At midnight I wake up to Chris saying “Something is licking our plates.” And I can hear it, slurping noises. Sounds bigger than the annoying chipmunks, a raccoon (showing our city slicker side) Surely not a bear? Yep it’s a bear – maybe the same bear the maintenance guy mentioned, “Issa up on d’hill ya near the garbage”. The bear that smelled the amazing fresh halibut fried in butter and wandered on by to help himself to the plates we left sitting JUST OUTSIDE THE DOOR OF OUR POP UP CANVAS TRAILER. OH MY GOD and I’m from Alberta and should know a little better about Bears. Now I am on high alert as I listen to the thick heavy tongue swipe across our camper plates. JUST OUTSIDE MY DOOR. We put on some music – loud. But it seems the Newfie bear is charmed by Father John Misty and it lumbers back into our campsite. It’s circling around our camper. Call 911, I demand.
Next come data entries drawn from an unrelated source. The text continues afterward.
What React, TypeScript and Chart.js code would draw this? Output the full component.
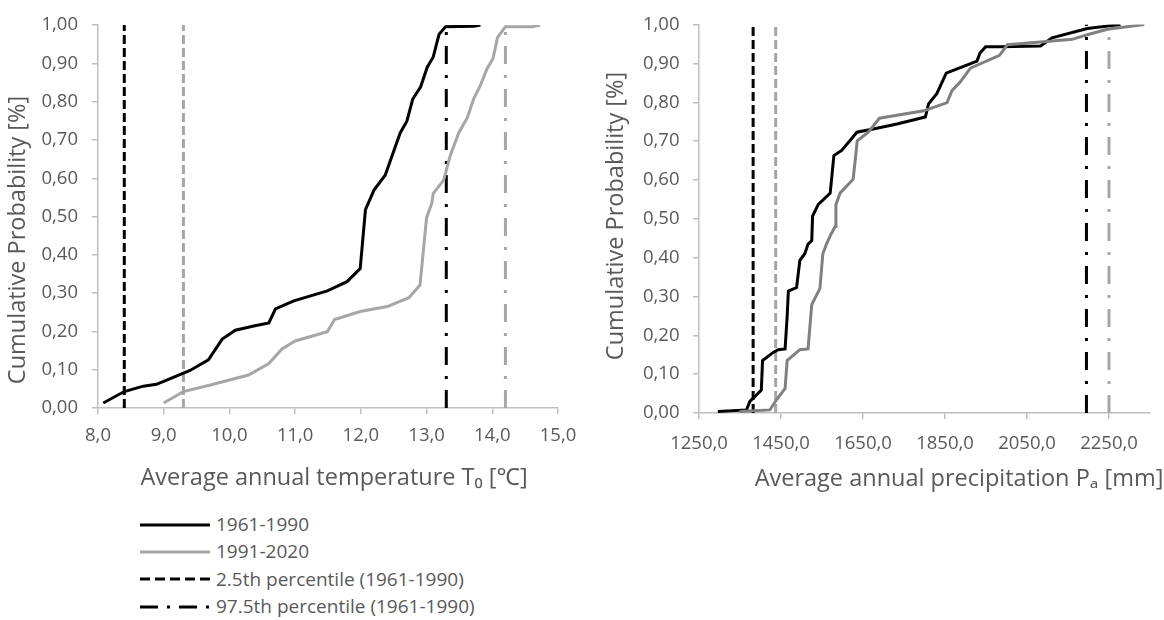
import React, { useEffect, useRef } from "react";
import { Chart, registerables } from "chart.js";

Chart.register(...registerables);

// ---------- data ----------
const legendLabels = [
  "1961-1990",
  "1991-2020",
  "2.5th percentile (1961-1990)",
  "97.5th percentile (1961-1990)",
];

// Left chart: average annual temperature
const temp6190 = [8.08, 8.4, 8.69, 8.89, 9.1, 9.4, 9.68, 9.89, 10.09, 10.37, 10.6, 10.7, 10.98, 11.49, 11.79, 11.99, 12.07, 12.2, 12.37, 12.6, 12.7, 12.79, 12.91, 13.01, 13.1, 13.19, 13.29, 13.72, 13.82];
const probTemp6190 = [0.013, 0.043, 0.057, 0.062, 0.077, 0.098, 0.126, 0.18, 0.203, 0.214, 0.222, 0.259, 0.28, 0.306, 0.33, 0.364, 0.518, 0.569, 0.608, 0.719, 0.749, 0.807, 0.839, 0.89, 0.916, 0.976, 0.996, 0.997, 1.0];
const temp9120 = [9.0, 9.3, 9.71, 10.29, 10.6, 10.8, 11.0, 11.49, 11.6, 11.99, 12.4, 12.73, 12.9, 13.0, 13.08, 13.1, 13.26, 13.36, 13.49, 13.62, 13.72, 13.81, 13.92, 14.01, 14.08, 14.2, 14.61, 14.73];
const probTemp9120 = [0.013, 0.043, 0.06, 0.086, 0.116, 0.154, 0.175, 0.199, 0.231, 0.252, 0.265, 0.288, 0.321, 0.497, 0.535, 0.56, 0.595, 0.659, 0.719, 0.758, 0.809, 0.839, 0.886, 0.912, 0.968, 0.996, 0.996, 1.0];
const tempP025 = [8.4, 9.3]; // 1961-1990, 1991-2020
const tempP975 = [13.3, 14.2];

// Right chart: average annual precipitation
const prec6190 = [1296, 1366, 1374, 1386, 1402, 1405, 1431, 1443, 1460, 1465, 1468, 1488, 1496, 1508, 1516, 1525, 1527, 1541, 1570, 1579, 1598, 1618, 1635, 1675, 1733, 1802, 1810, 1830, 1853, 1928, 1935, 1949, 1985, 2083, 2111, 2197, 2278];
const probPrec6190 = [0.004, 0.008, 0.03, 0.042, 0.059, 0.135, 0.156, 0.163, 0.165, 0.249, 0.314, 0.323, 0.393, 0.41, 0.435, 0.444, 0.507, 0.537, 0.566, 0.663, 0.676, 0.701, 0.723, 0.731, 0.744, 0.762, 0.796, 0.822, 0.875, 0.906, 0.926, 0.943, 0.943, 0.945, 0.966, 0.99, 1.0];
const prec9120 = [1349, 1423, 1439, 1460, 1465, 1496, 1516, 1525, 1545, 1552, 1561, 1570, 1582, 1584, 1594, 1626, 1636, 1663, 1690, 1798, 1855, 1867, 1887, 1912, 1983, 2002, 2083, 2160, 2197, 2246, 2336];
const probPrec9120 = [0.004, 0.008, 0.034, 0.063, 0.135, 0.163, 0.165, 0.279, 0.321, 0.41, 0.435, 0.456, 0.48, 0.537, 0.566, 0.602, 0.701, 0.723, 0.759, 0.778, 0.799, 0.83, 0.852, 0.888, 0.921, 0.948, 0.955, 0.962, 0.974, 0.988, 1.0];
const precP025 = [1382, 1437];
const precP975 = [2195, 2250];

// axes / tick labels
const probTicks = [0, 0.1, 0.2, 0.3, 0.4, 0.5, 0.6, 0.7, 0.8, 0.9, 1.0];
const tempTicks = [8, 9, 10, 11, 12, 13, 14, 15];
const precTicks = [1250, 1450, 1650, 1850, 2050, 2250];
const probRange = [0, 1];
const tempRange = [8, 15];
const precRange = [1250, 2350];
const yTitle = "Cumulative Probability [%]";
const tempTitle = "Average annual temperature T\u2080 [\u2103]";
const precTitle = "Average annual precipitation P\u2090 [mm]";

// ---------- styles ----------
const FONT = "'Open Sans', 'Noto Sans', sans-serif";
const TXT = "#595959";
const AXIS = "#bfbfbf";
const BLACK = "#000000";
const LGRAY = "#a6a6a6";
const DGRAY = "#808080";
const DASH = [9, 4];
const DASHDOT = [18, 11, 3, 11];
const TICK_SIZE = 18.5;
const TITLE_SIZE = 23.5;

const pts = (xs: number[], ys: number[]) => xs.map((x, i) => ({ x, y: ys[i] }));
const vline = (x: number) => [
  { x, y: probRange[0] },
  { x, y: probRange[1] },
];
const fmt = (v: number, d: number) => Number(v).toFixed(d).replace(".", ",");

// Axis titles placed where the original figure has them
const axisTitlePlugin = {
  id: "axisTitles",
  afterDraw(chart: any, _args: any, opts: any) {
    const ctx = chart.ctx;
    const draw = (t: any, rot: number) => {
      ctx.save();
      ctx.translate(t.x, t.y);
      ctx.rotate(rot);
      ctx.font = `${TITLE_SIZE}px ${FONT}`;
      ctx.fillStyle = TXT;
      ctx.textAlign = "center";
      ctx.textBaseline = "middle";
      ctx.fillText(t.text, 0, 0);
      ctx.restore();
    };
    if (opts.y) draw(opts.y, -Math.PI / 2);
    if (opts.x) draw(opts.x, 0);
  },
};

type Geo = {
  yWidth: number;
  xHeight: number;
  padTop: number;
  padRight: number;
  yTitleX: number;
  yTitleY: number;
  xTitleX: number;
  xTitleY: number;
  xTickPad: number;
  yTickPad: number;
};

function lineDs(label: string, data: any[], color: string, dash: number[], order: number) {
  return {
    label,
    data,
    borderColor: color,
    backgroundColor: color,
    borderWidth: 3,
    borderDash: dash,
    pointRadius: 0,
    pointHoverRadius: 0,
    showLine: true,
    tension: 0,
    fill: false,
    order,
  };
}

function makeConfig(datasets: any[], xRange: number[], xTicks: number[], xTitle: string, g: Geo): any {
  return {
    type: "scatter",
    data: { datasets },
    plugins: [axisTitlePlugin],
    options: {
      responsive: false,
      animation: false,
      events: [],
      layout: { padding: { top: g.padTop, left: 0, right: g.padRight, bottom: 0 } },
      plugins: {
        legend: { display: false },
        tooltip: { enabled: false },
        axisTitles: {
          y: { text: yTitle, x: g.yTitleX, y: g.yTitleY },
          x: { text: xTitle, x: g.xTitleX, y: g.xTitleY },
        },
      },
      scales: {
        x: {
          type: "linear",
          min: xRange[0],
          max: xRange[1],
          afterBuildTicks: (s: any) => {
            s.ticks = xTicks.map((v) => ({ value: v }));
          },
          afterFit: (s: any) => {
            s.height = g.xHeight;
          },
          ticks: {
            autoSkip: false,
            maxRotation: 0,
            color: TXT,
            padding: g.xTickPad,
            font: { family: FONT, size: TICK_SIZE },
            callback: (v: any) => fmt(v, 1),
          },
          grid: { drawOnChartArea: false, drawTicks: true, tickLength: 6, color: AXIS, lineWidth: 1.5 },
          border: { display: true, color: AXIS, width: 1.5 },
          title: { display: false },
        },
        y: {
          type: "linear",
          min: probRange[0],
          max: probRange[1],
          afterBuildTicks: (s: any) => {
            s.ticks = probTicks.map((v) => ({ value: v }));
          },
          afterFit: (s: any) => {
            s.width = g.yWidth;
          },
          ticks: {
            autoSkip: false,
            color: TXT,
            padding: g.yTickPad,
            font: { family: FONT, size: TICK_SIZE },
            callback: (v: any) => fmt(v, 2),
          },
          grid: { drawOnChartArea: false, drawTicks: true, tickLength: 6, color: AXIS, lineWidth: 1.5 },
          border: { display: true, color: AXIS, width: 1.5 },
          title: { display: false },
        },
      },
    },
  };
}

function ChartCanvas({ config, left, top, width, height }: any) {
  const ref = useRef<HTMLCanvasElement | null>(null);
  useEffect(() => {
    if (!ref.current) return;
    const chart = new Chart(ref.current, config);
    return () => chart.destroy();
  }, []);
  return (
    <canvas
      ref={ref}
      width={width}
      height={height}
      style={{ position: "absolute", left, top, width, height }}
    />
  );
}

const legendColors = [BLACK, LGRAY, BLACK, BLACK];
const legendDash = [[], [], [10, 5], [18, 9, 3, 9]];

export default function App() {
  const tempDatasets = [
    lineDs(legendLabels[0], pts(temp6190, probTemp6190), BLACK, [], 1),
    lineDs(legendLabels[1], pts(temp9120, probTemp9120), LGRAY, [], 2),
    lineDs("2.5th percentile (1961-1990)", vline(tempP025[0]), BLACK, DASH, 3),
    lineDs("2.5th percentile (1991-2020)", vline(tempP025[1]), LGRAY, DASH, 4),
    lineDs("97.5th percentile (1961-1990)", vline(tempP975[0]), BLACK, DASHDOT, 3),
    lineDs("97.5th percentile (1991-2020)", vline(tempP975[1]), LGRAY, DASHDOT, 4),
  ];
  const precDatasets = [
    lineDs(legendLabels[0], pts(prec6190, probPrec6190), BLACK, [], 2),
    lineDs(legendLabels[1], pts(prec9120, probPrec9120), DGRAY, [], 1),
    lineDs("2.5th percentile (1961-1990)", vline(precP025[0]), BLACK, DASH, 3),
    lineDs("2.5th percentile (1991-2020)", vline(precP025[1]), LGRAY, DASH, 4),
    lineDs("97.5th percentile (1961-1990)", vline(precP975[0]), BLACK, DASHDOT, 3),
    lineDs("97.5th percentile (1991-2020)", vline(precP975[1]), LGRAY, DASHDOT, 4),
  ];

  const leftCfg = makeConfig(tempDatasets, tempRange, tempTicks, tempTitle, {
    yWidth: 98,
    xHeight: 92,
    padTop: 19,
    padRight: 32,
    yTitleX: 18,
    yTitleY: 240,
    xTitleX: 334,
    xTitleY: 478,
    xTickPad: 11,
    yTickPad: 14,
  });
  const rightCfg = makeConfig(precDatasets, precRange, precTicks, precTitle, {
    yWidth: 109,
    xHeight: 87,
    padTop: 19,
    padRight: 14,
    yTitleX: 26,
    yTitleY: 216,
    xTitleX: 369,
    xTitleY: 479,
    xTickPad: 13.5,
    yTickPad: 13.5,
  });

  return (
    <div
      style={{
        position: "absolute",
        left: 0,
        top: 0,
        width: 1164,
        height: 620,
        background: "#ffffff",
        overflow: "hidden",
      }}
    >
      <ChartCanvas config={leftCfg} left={0} top={0} width={590} height={500} />
      <ChartCanvas config={rightCfg} left={590} top={0} width={574} height={500} />
      <div
        style={{
          position: "absolute",
          left: 140,
          top: 511,
          fontFamily: FONT,
          fontSize: 19,
          color: TXT,
        }}
      >
        {legendLabels.map((label, i) => (
          <div key={label} style={{ display: "flex", alignItems: "center", height: 27.3 }}>
            <svg width={70} height={10} style={{ display: "block" }}>
              <line
                x1={0}
                y1={5}
                x2={70}
                y2={5}
                stroke={legendColors[i]}
                strokeWidth={3}
                strokeDasharray={legendDash[i].length ? legendDash[i].join(" ") : undefined}
              />
            </svg>
            <span style={{ marginLeft: 6, lineHeight: "27px", whiteSpace: "nowrap" }}>{label}</span>
          </div>
        ))}
      </div>
    </div>
  );
}
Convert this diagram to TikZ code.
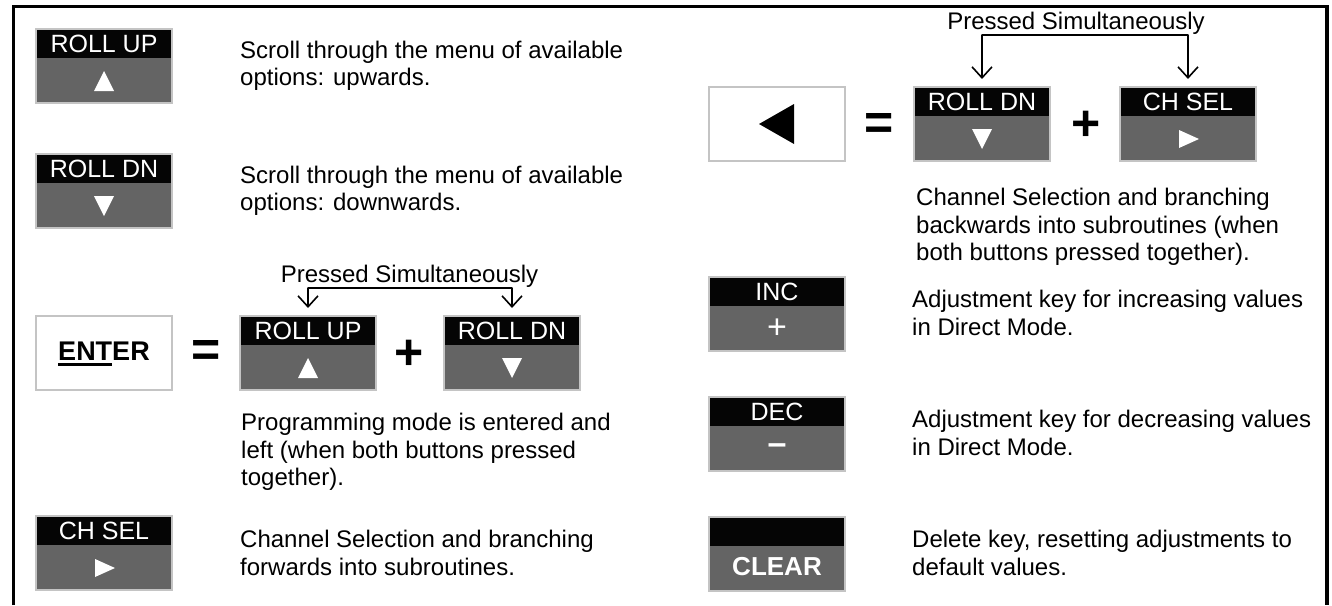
\documentclass[tikz,border=0pt]{standalone}
\usepackage{fontspec}
\setmainfont{Liberation Sans}
\usetikzlibrary{arrows.meta,calc}
\definecolor{keygray}{HTML}{646464}
\definecolor{keyrim}{HTML}{C4C4C4}
\definecolor{keyband}{HTML}{050505}
\newcommand\thickul[1]{\setbox0\hbox{#1}\rlap{\smash{\rule[-6pt]{\wd0}{3pt}}}\box0}
\tikzset{
  keybody/.style={rectangle, minimum width=136pt, minimum height=74pt, inner sep=0pt, outer sep=0pt, fill=keygray},
  whitekey/.style={rectangle, minimum width=136pt, minimum height=74pt, inner sep=0pt, outer sep=0pt, fill=white, draw=keyrim, line width=2.2pt},
  keyframe/.style={draw=keyrim, line width=2.2pt},
  keylabel/.style={text=white, font=\fontsize{25}{25}\selectfont, inner sep=0pt},
  keysymtxt/.style={text=white, inner sep=0pt},
  desc/.style={anchor=west, align=left, inner sep=0pt, font=\fontsize{24}{27.5}\selectfont},
  optxt/.style={font=\bfseries\fontsize{50}{50}\selectfont, inner sep=0pt},
  presstxt/.style={font=\fontsize{24}{27}\selectfont, inner sep=0pt, anchor=base},
  pressarrow/.style={line width=1.6pt, -{Straight Barb[length=11pt,width=20pt,line width=1.6pt]}, shorten >=8pt},
  bracketline/.style={line width=1.6pt, line cap=round},
  outerframe/.style={line width=3.8pt, line join=miter},
}
% name, centre x, top y, label
\newcommand\keyat[4]{%
  \node[keybody, anchor=north] (#1) at (#2,#3) {};
  \fill[keyband] (#1.north west) rectangle ($(#1.north east)+(0,29)$);
  \draw[keyframe] (#1.north west) rectangle (#1.south east);
  \node[keylabel] (#1-lab) at ($(#1.north)+(0,14.5)$) {#4};
  \coordinate (#1-sym) at ($(#1.north)+(0,52)$);
}
\newcommand\triup[1]{\fill[white] ($(#1)+(-10,10)$) -- ($(#1)+(10,10)$) -- ($(#1)+(0,-10)$) -- cycle;}
\newcommand\tridown[1]{\fill[white] ($(#1)+(-10,-10)$) -- ($(#1)+(10,-10)$) -- ($(#1)+(0,10)$) -- cycle;}
\newcommand\triright[1]{\fill[white] ($(#1)+(-9,-9)$) -- ($(#1)+(-9,9)$) -- ($(#1)+(11,0)$) -- cycle;}
\begin{document}
\begin{tikzpicture}[x=1pt,y=-1pt]
\useasboundingbox (0,0) rectangle (1332,605);
\draw[outerframe] (13.5,605) -- (13.5,6.5) -- (1327,6.5) -- (1327,605);

% ---- left column ----
\keyat{ru}{104}{29}{ROLL UP}
\triup{ru-sym}
\node[desc] (d-ru) at (240,66) {Scroll through the menu of available\\options: upwards.};

\keyat{rd}{104}{154}{ROLL DN}
\tridown{rd-sym}
\node[desc] (d-rd) at (240,191) {Scroll through the menu of available\\options: downwards.};

\node[whitekey] (enter) at (104,353) {};
\node[inner sep=0pt, font=\bfseries\fontsize{27}{27}\selectfont] (enter-t) at (104,351) {\thickul{ENT}ER};
\node[optxt] (eq1) at (206,353) {=};
\keyat{eu}{308}{316}{ROLL UP}
\triup{eu-sym}
\node[optxt] (plus1) at (409.5,355) {+};
\keyat{ed}{512}{316}{ROLL DN}
\tridown{ed-sym}
\node[presstxt] (p1) at (409.5,282) {Pressed Simultaneously};
\coordinate (b1) at (308,288);
\coordinate (b2) at (512,288);
\draw[bracketline] (b1) -- (b2);
\draw[pressarrow] (b1) -- (eu);
\draw[pressarrow] (b2) -- (ed);
\node[desc] (d-enter) at (241,452) {Programming mode is entered and\\left (when both buttons pressed\\together).};

\keyat{cs}{104}{516}{CH SEL}
\triright{cs-sym}
\node[desc] (d-cs) at (240,553) {Channel Selection and branching\\forwards into subroutines.};

% ---- right column ----
\node[whitekey] (back) at (777,124) {};
\fill[black] ($(back.center)+(17,-20)$) -- ($(back.center)+(17,20)$) -- ($(back.center)+(-18,0)$) -- cycle;
\node[optxt] (eq2) at (879.5,126) {=};
\keyat{bd}{982}{87}{ROLL DN}
\tridown{bd-sym}
\node[optxt] (plus2) at (1086,126) {+};
\keyat{bc}{1188}{87}{CH SEL}
\triright{bc-sym}
\node[presstxt] (p2) at (1076,29) {Pressed Simultaneously};
\coordinate (b3) at (982,35);
\coordinate (b4) at (1188,35);
\draw[bracketline] (b3) -- (b4);
\draw[pressarrow] (b3) -- (bd);
\draw[pressarrow] (b4) -- (bc);
\node[desc] (d-back) at (916,227) {Channel Selection and branching\\backwards into subroutines (when\\both buttons pressed together).};

\keyat{inc}{777}{277}{INC}
\node[keysymtxt, font=\fontsize{34}{34}\selectfont] (inc-s) at (inc-sym) {+};
\node[desc] (d-inc) at (912,313) {Adjustment key for increasing values\\in Direct Mode.};

\keyat{dec}{777}{397}{DEC}
\node[keysymtxt, font=\bfseries\fontsize{34}{34}\selectfont] (dec-s) at (dec-sym) {–};
\node[desc] (d-dec) at (912,433) {Adjustment key for decreasing values\\in Direct Mode.};

\keyat{clr}{777}{517}{}
\node[keysymtxt, font=\bfseries\fontsize{26}{26}\selectfont] (clr-s) at ($(clr-sym)+(0,-2)$) {CLEAR};
\node[desc] (d-clr) at (912,553) {Delete key, resetting adjustments to\\default values.};
\end{tikzpicture}
\end{document}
So dutifully Chris does and we get put through to the night ranger who doesn’t seem too phased – he claims that the bears are very docile and will most likely wander off. But what if it doesn’t – what if it really likes my yummy and fresh halibut and decides that there might be more inside this little balloon that it can pop open with ease? Then the bear will get stuck and get aggressive. I am now shaking – actually shaking like a leaf. We yell, “ GO AWAY BEAR!” Well Chris does and he makes me yell to try to dispel my tension. I hear a branch crack beside our bed. I jump and hiss – CALL THE RANGER BACK! Chris does and the ranger says – just get into bed and go to sleep the bear will be gone in the morning. What? Who is going to sleep? Ha. We end up calling the ranger about four times and the bear hangs around the campsite making low growling sounds and listening to our music for an hour and a half. Finally Chris unzips the window and bangs some plates together and the bear ambles off and stays away. The kids sleep through the entire incident and I won’t sleep again. Ever. In the trailer.
The next day we are firmly the city slickers who called 911 after leaving dirty plates outside our door. The campsite attendant is sympathetic saying, “No feeling bad luv – ya gots to let the ranger knows what’s happening.”